The Internal Revenue Board is the supreme administrative appeals authority for cases regarding taxation, VAT, and duties. It is independent of the Ministry of Finance and the relevant administrative office. As such the Internal Revenue Board provides independent merits reviews of administrative decisions. It reviews a wide range of administrative decisions made by the Directorate of Internal Revenue (Ríkisskattstjóri/RSK) and the Directorate of Customs (Tollstjóri) including their administratively binding advice. It is also within the jurisdiction of the Internal Revenue Board to review decisions on inheritance tax and stamp duty made by the district commissioners (Sýslumaður).
Another role of the Internal Revenue Board is to rule on fines in cases referred to it by the Directorate of Tax Investigations (Skattrannsóknarstjóri ríkisins).
Finally it is within the jurisdiction of the Internal Revenue Board to review decisions based on act no 43/1999, on temporary reimbursements in respect of film making in Iceland, made by the Committee on Reimbursement for Film Production.
If you want to appeal an administrative decision please note the following:
Important: Making an appeal because of disputes over taxation does not give you a new deadline or payment date for tax claims nor bring about absolution of any penalties that have been charged because of lack of tax payment. In special circumstances, this clause can be deviated from with the decision of the Minister of Finance.

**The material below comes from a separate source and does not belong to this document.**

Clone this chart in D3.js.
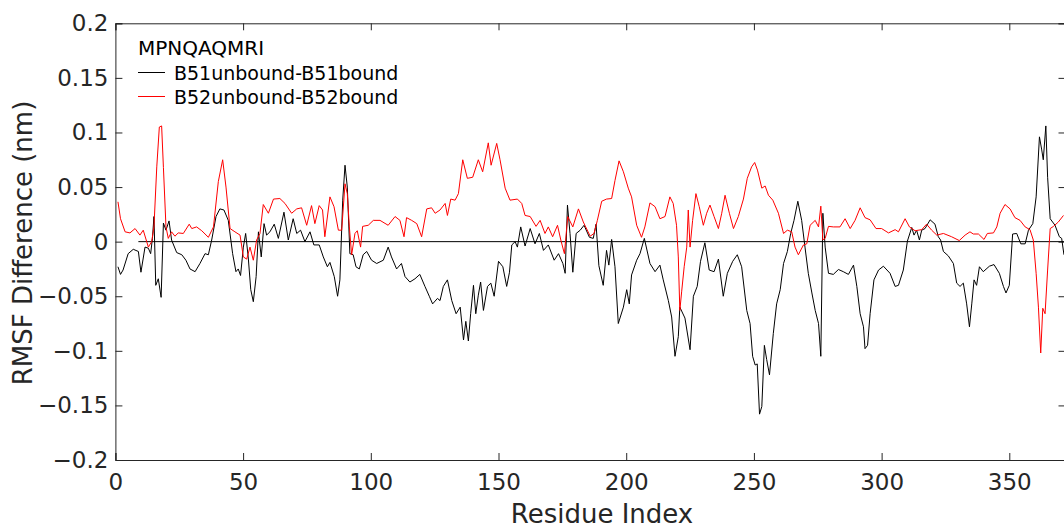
<!DOCTYPE html>
<html>
<head>
<meta charset="utf-8">
<script src="https://cdn.jsdelivr.net/npm/d3@7"></script>
<style>
  body { margin: 0; background: #fff; }
  svg { display: block; font-family: 'DejaVu Sans', sans-serif; }
</style>
</head>
<body>
<div id="chart"></div>
<script>
/// data: [residue, RMSF difference (nm)]
const b51 = [[1,-0.023],[2,-0.030],[3,-0.026],[5,-0.011],[7,-0.007],[9,-0.009],[10,-0.028],[11.6,-0.005],[12.9,-0.006],[13.8,-0.011],[14.5,0.003],[15.1,0.023],[15.8,-0.040],[16.8,-0.034],[17.9,-0.051],[18.8,0.017],[19.8,0.0105],[21,0.019],[22,0.0015],[24,-0.010],[26,-0.012],[27.6,-0.017],[29.2,-0.025],[31.2,-0.0275],[33.1,-0.020],[35.1,-0.011],[36.4,-0.012],[37.7,0.0015],[39.4,0.023],[40.9,0.030],[42.5,0.029],[44.2,0.0195],[45.9,-0.011],[47.2,-0.0275],[48.1,-0.025],[49,-0.031],[50.1,-0.005],[51,0.0075],[52,-0.014],[53,-0.044],[54,-0.055],[55.1,-0.032],[56,0.009],[57.1,-0.014],[58.2,0.0165],[59.2,0.006],[60.5,0.009],[62.2,0.016],[63.8,0.003],[66,0.027],[67.7,0.0015],[69.6,0.021],[71,0.0075],[72.5,0.0105],[74.2,0],[76.2,0.009],[77.7,-0.003],[79.8,-0.003],[81.4,-0.014],[83,-0.023],[84,-0.019],[85.7,-0.032],[87,-0.050],[87.9,-0.035],[89,0.038],[89.9,0.070],[90.8,0.050],[91.8,-0.011],[93.1,-0.012],[94.2,-0.023],[95.5,-0.025],[97,-0.012],[98.4,-0.009],[100.3,-0.017],[102.3,-0.020],[104.9,-0.017],[106.8,-0.005],[108.1,-0.014],[110.1,-0.025],[112,-0.020],[113.4,-0.032],[115.3,-0.037],[117.3,-0.034],[119.2,-0.030],[121.2,-0.041],[122.9,-0.050],[124.2,-0.057],[126.1,-0.052],[127.1,-0.054],[128.4,-0.041],[130,-0.035],[131.7,-0.054],[133.4,-0.066],[135,-0.060],[136.3,-0.090],[137.2,-0.073],[138.2,-0.091],[139.1,-0.066],[140.2,-0.040],[141.1,-0.066],[142.1,-0.049],[143,-0.037],[144.1,-0.063],[145.7,-0.041],[147,-0.038],[148.3,-0.050],[150,-0.018],[151.7,-0.023],[153.2,-0.041],[154.3,-0.028],[155.2,-0.003],[156.5,0],[157.4,-0.005],[158.7,0.0135],[160.4,-0.004],[162.4,0.012],[164.3,-0.002],[166,0.0075],[167.6,-0.008],[169.5,-0.003],[171.8,-0.017],[173.5,-0.011],[175.2,-0.020],[176.1,-0.029],[177,0.0335],[178,0.0075],[179.1,-0.028],[180.4,0.0075],[182,0.0105],[183.5,0.015],[185.6,0.004],[187.1,0.003],[188.2,0.016],[189.3,-0.022],[191,-0.040],[192.3,-0.008],[193.2,-0.0215],[194.3,0.002],[195.6,-0.023],[196.9,-0.075],[198.9,-0.060],[200.2,-0.044],[201.2,-0.057],[202.1,-0.0305],[204.1,-0.017],[205.4,-0.011],[207.1,0.003],[209.3,-0.020],[211.3,-0.0275],[213.2,-0.0215],[214.5,-0.035],[216.5,-0.054],[217.8,-0.069],[219.1,-0.105],[220.4,-0.087],[221,-0.060],[223,-0.070],[225,-0.099],[226.3,-0.050],[227.8,-0.041],[229.1,-0.018],[230.8,-0.001],[232.5,-0.026],[234.4,-0.0275],[236.1,-0.016],[238,-0.050],[239.6,-0.029],[241.7,-0.018],[243.5,-0.012],[245.2,-0.023],[247.2,-0.063],[248.5,-0.075],[249.5,-0.105],[250.5,-0.113],[251.3,-0.112],[252.2,-0.158],[253.1,-0.151],[254.1,-0.095],[255,-0.108],[256.1,-0.122],[257.6,-0.084],[258.9,-0.057],[260.3,-0.044],[261.6,-0.020],[263.1,-0.009],[264.4,0.0075],[265.7,0.0195],[267.2,0.037],[268.7,0.0195],[270,-0.005],[271.3,-0.029],[272.7,-0.047],[274,-0.063],[275.3,-0.075],[276.2,-0.105],[277,0.026],[277.9,-0.005],[279.2,-0.029],[281.1,-0.030],[283.1,-0.0255],[285,-0.0275],[287,-0.030],[289,-0.0215],[290.3,-0.041],[291.6,-0.066],[292.9,-0.078],[293.5,-0.098],[294.5,-0.095],[295.5,-0.066],[297,-0.035],[298.8,-0.026],[300.7,-0.0225],[303.3,-0.029],[305.3,-0.041],[306.6,-0.040],[308.5,-0.026],[310.1,0.0005],[311.8,0.013],[312.7,0.006],[313.7,0.0105],[314.8,0.0015],[315.7,0.0105],[317,0.012],[319,0.020],[320.9,0.016],[322.2,0.0045],[323.1,0.0015],[324.2,-0.009],[326.1,-0.013],[328.1,-0.020],[329.4,-0.038],[330.7,-0.041],[332,-0.038],[333.3,-0.057],[334.4,-0.078],[335.3,-0.057],[336.2,-0.035],[337.2,-0.040],[338.3,-0.023],[339.8,-0.0275],[342.2,-0.0225],[344,-0.021],[346.1,-0.029],[347.7,-0.041],[348.7,-0.047],[350,-0.040],[351.3,0.007],[352.9,0.0075],[354.5,-0.002],[356.2,-0.002],[357.5,0.0105],[359.2,0.0165],[360.5,0.041],[361.8,0.096],[362.7,0.084],[363.3,0.075],[364.3,0.106],[365,0.059],[366,0.021],[367.9,0.015],[369.6,0.0045],[370.5,0.003],[371.4,-0.012]];

const b52 = [[1,0.0365],[2,0.021],[3.8,0.009],[5.7,0.008],[7.7,0.012],[9.6,0.006],[10.9,0.0105],[12.9,-0.005],[14.2,0],[15.1,0.0135],[16.2,0.0685],[17.2,0.105],[18.1,0.106],[18.8,0.068],[19.8,0.0135],[20.7,0.003],[22,0.009],[23.3,0.005],[24.6,0.008],[26.6,0.0075],[28.9,0.016],[29.9,0.012],[31.8,0.0135],[33.8,0.010],[36.4,0.004],[38.4,0.0135],[40.3,0.055],[42,0.075],[43.3,0.050],[44.9,0.012],[46.8,0.009],[48.8,0.006],[50.1,-0.014],[51.4,-0.016],[52.7,-0.005],[54,-0.017],[55.3,0.0015],[56.6,0.0075],[57.9,0.034],[59.9,0.026],[61.9,0.039],[64.4,0.0395],[66.4,0.035],[69,0.026],[71,0.030],[72.9,0.031],[74.9,0.015],[76.8,0.033],[78.1,0.0165],[79.8,0.033],[81.1,0.029],[82,0.0045],[84,0.041],[85.6,0.032],[87.3,0.0105],[88.6,0.0105],[89.9,0.053],[90.8,0.044],[91.6,0.0135],[92.5,-0.012],[93.8,0.0075],[94.7,0.010],[96,-0.005],[96.8,0.014],[99,0.015],[101,0.0195],[103.6,0.0195],[106.8,0.015],[109.5,0.023],[111.4,0.0195],[113,0.0045],[114,0.022],[116,0.0195],[118,0.0165],[119.9,0.0045],[121.9,0.030],[123.8,0.031],[125.2,0.026],[127.1,0.029],[129.1,0.035],[130,0.024],[131.3,0.039],[133,0.038],[134.3,0.044],[136,0.075],[137.8,0.058],[139.9,0.059],[142.1,0.075],[143.8,0.064],[146,0.0905],[147.1,0.070],[149.3,0.090],[150.6,0.075],[152.6,0.049],[154.5,0.038],[157.4,0.039],[159.1,0.035],[160.4,0.024],[162.4,0.023],[164.7,0.014],[166.3,0.0195],[168.2,0.0075],[169.5,0.0135],[171.2,0.0045],[173.1,0.015],[174.4,0.0015],[175.8,-0.011],[177.1,0.023],[179.1,0.0135],[181.3,0.030],[183.2,0.018],[185.9,0.005],[187.4,0.0075],[188.7,0.0195],[190.4,0.037],[192.3,0.039],[194.3,0.0395],[195.6,0.056],[197.2,0.074],[198.9,0.064],[200.8,0.049],[202.1,0.041],[204.1,0.015],[206,0.004],[207.3,0.0135],[209.3,0.0355],[211.3,0.032],[213.2,0.021],[215.2,0.023],[217.1,0.041],[218.4,0.035],[219.7,0.015],[220.4,-0.014],[221,-0.063],[221.7,-0.046],[222.7,-0.023],[223.7,-0.005],[224.3,0.029],[225,-0.005],[226,0.0195],[227.3,0.044],[228.6,0.032],[230.2,0.015],[231.5,0.026],[232.8,0.0335],[234.4,0.023],[236.1,0.012],[237.4,0.026],[238.7,0.0425],[240.4,0.026],[242,0.012],[243.9,0.023],[245.9,0.039],[247.4,0.058],[249.1,0.0685],[250.3,0.0725],[251.4,0.0655],[253.1,0.049],[254.4,0.051],[255.7,0.0425],[257.4,0.038],[259.6,0.026],[261.6,0.0075],[263.1,0.0105],[264.8,0.009],[266.1,-0.005],[267.4,-0.012],[269.4,-0.003],[270.7,-0.002],[272,0.015],[274,0.0195],[275.3,0.0135],[276.2,0.0325],[277,0.0015],[277.9,0.003],[279.2,0.014],[281.1,0.0135],[283.7,0.0135],[285.7,0.021],[287.7,0.012],[289.6,0.0195],[291.6,0.031],[293.5,0.022],[295.5,0.020],[297.8,0.012],[300,0.012],[302.7,0.008],[305.3,0.011],[306.6,0.009],[309.2,0.021],[310.9,0.0135],[313.1,0.010],[315.7,0.011],[317.6,0.016],[319.6,0.0105],[321.6,0.006],[324.2,0.0075],[327.4,0.0045],[330.4,0.001],[332.7,0.006],[334.6,0.009],[335.9,0.007],[337.9,0.007],[340.1,0.002],[341.4,0.0075],[343.8,0.008],[345.1,0.0135],[346.4,0.026],[348.3,0.034],[350.3,0.030],[352.2,0.022],[354.2,0.0195],[356.2,0.0135],[358.1,0.011],[359.4,0.0015],[360.5,-0.029],[361.4,-0.060],[362.3,-0.102],[363.1,-0.061],[364,-0.066],[365,-0.026],[366,0.012],[367.3,0.014],[369.2,0.018],[371.2,0.024]];

const xTicks = [0, 50, 100, 150, 200, 250, 300, 350];
const yTicks = [-0.2, -0.15, -0.1, -0.05, 0, 0.05, 0.1, 0.15, 0.2];
const legendTitle = 'MPNQAQMRI';
const seriesNames = ['B51unbound-B51bound', 'B52unbound-B52bound'];
const seriesColors = ['#000000', '#ff0000'];

let width = 1064;
let height = 529;

let svg = d3.select('#chart').append('svg')
            .attr('width', width).attr('height', height);

let x = d3.scaleLinear().domain([0, 372]).range([115.4, 1065.5]);
let y = d3.scaleLinear().domain([-0.2, 0.2]).range([460, 23.3]);

let tickFmt = function(d) { return d3.format('~g')(d); };

/// bottom axis, ticks pointing inward
svg.append('g')
  .attr('transform', 'translate(0,' + y(-0.2) + ')')
  .call(d3.axisBottom(x).tickValues(xTicks).tickSize(-7).tickPadding(14).tickFormat(tickFmt));

/// top axis, ticks only
svg.append('g')
  .attr('transform', 'translate(0,' + y(0.2) + ')')
  .call(d3.axisTop(x).tickValues(xTicks).tickSize(-7).tickFormat(''));

/// left axis
svg.append('g')
  .attr('transform', 'translate(' + x(0) + ',0)')
  .call(d3.axisLeft(y).tickValues(yTicks).tickSize(-7).tickPadding(7).tickFormat(tickFmt));

/// right axis (falls just off the picture)
svg.append('g')
  .attr('transform', 'translate(' + x(372) + ',0)')
  .call(d3.axisRight(y).tickValues(yTicks).tickSize(-7).tickFormat(''));

svg.selectAll('.domain').attr('stroke', '#262626');
svg.selectAll('.tick line').attr('stroke', '#262626');
svg.selectAll('.tick text')
  .attr('fill', '#262626')
  .style('font-size', '23px')
  .style('font-family', "'DejaVu Sans', sans-serif");

/// zero reference line
svg.append('line')
  .attr('x1', x(9)).attr('x2', x(372))
  .attr('y1', y(0)).attr('y2', y(0))
  .attr('stroke', '#000').attr('stroke-width', 1);

/// the two series
let line = d3.line()
  .x(function(d) { return x(d[0]); })
  .y(function(d) { return y(d[1]); });

[b51, b52].forEach(function(series, i) {
  svg.append('path')
    .datum(series)
    .attr('fill', 'none')
    .attr('stroke', seriesColors[i])
    .attr('stroke-width', 1)
    .attr('d', line);
});

/// axis titles
svg.append('text')
  .attr('x', 602).attr('y', 523)
  .attr('text-anchor', 'middle')
  .attr('fill', '#262626')
  .style('font-size', '26px')
  .text('Residue Index');

svg.append('text')
  .attr('transform', 'translate(32,243) rotate(-90)')
  .attr('text-anchor', 'middle')
  .attr('fill', '#262626')
  .style('font-size', '26px')
  .text('RMSF Difference (nm)');

/// legend
let legend = svg.append('g').style('font-size', '19px');

legend.append('text')
  .attr('x', 138).attr('y', 55)
  .attr('fill', '#000')
  .style('font-size', '20px')
  .text(legendTitle);

seriesNames.forEach(function(name, i) {
  let ly = 72.5 + i * 24;
  legend.append('line')
    .attr('x1', 138).attr('x2', 165)
    .attr('y1', ly).attr('y2', ly)
    .attr('stroke', seriesColors[i]).attr('stroke-width', 1);
  legend.append('text')
    .attr('x', 174).attr('y', ly + 7.5)
    .attr('fill', '#000')
    .text(name);
});
</script>
</body>
</html>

Taxes are collected by the respective debt collector of the Treasury. The Directorate of Customs in Reykjavík (Tollstjóri) is responsible for collecting the taxes in the administrative district of Reykjavík and district commissioners in other administrative districts. If taxation is lowered after a ruling of the Internal Revenue Board, reimbursement of taxes will take place.
In most cases, you must appeal within three months from the date of the decision letter. In some cases you must appeal within 30 days. The deadline for appeal should be stated in the decision letter.
If you miss the deadline for appeal you must explain the reason for the delay so that the Internal Revenue Board can decide if they’ll still consider your appeal.
When the Internal Revenue Board receives an appeal, a copy of it is sent to the relevant administrative office. The role of the administrative institution is threefold in the appeal process: It provides the Internal Revenue Board with the original documents of the case, it collects additional documents, if deemed necessary, and it provides an opinion on the appeal within 45 days from the arrival of the appeal.
When you appeal to the Internal Revenue Board, it will send you a copy of the opinion made by the relevant administrative office as well as copies of additional documents, if any. You will be given an opportunity to respond to the claims made by the administrative office. Generally, you must reply within 20 days.
The Internal Revenue Board aims to ensure that cases are processed as quickly as possible. However, it has six months to rule on your appeal from the date when it receives all the necessary documents from the administrative office. When a decision is reached, the Internal Revenue Board sends its ruling to you and your representative, if any, as well as to the relevant administrative office.
There are no fees for making an appeal to the Internal Revenue Board.
The Internal Revenue Board can decide a reimbursement for your expenses due to an appeal to the Internal Revenue Board if the ruling is in your favour, in full or in part. You must make a claim for reimbursement and provide documents supporting your costs.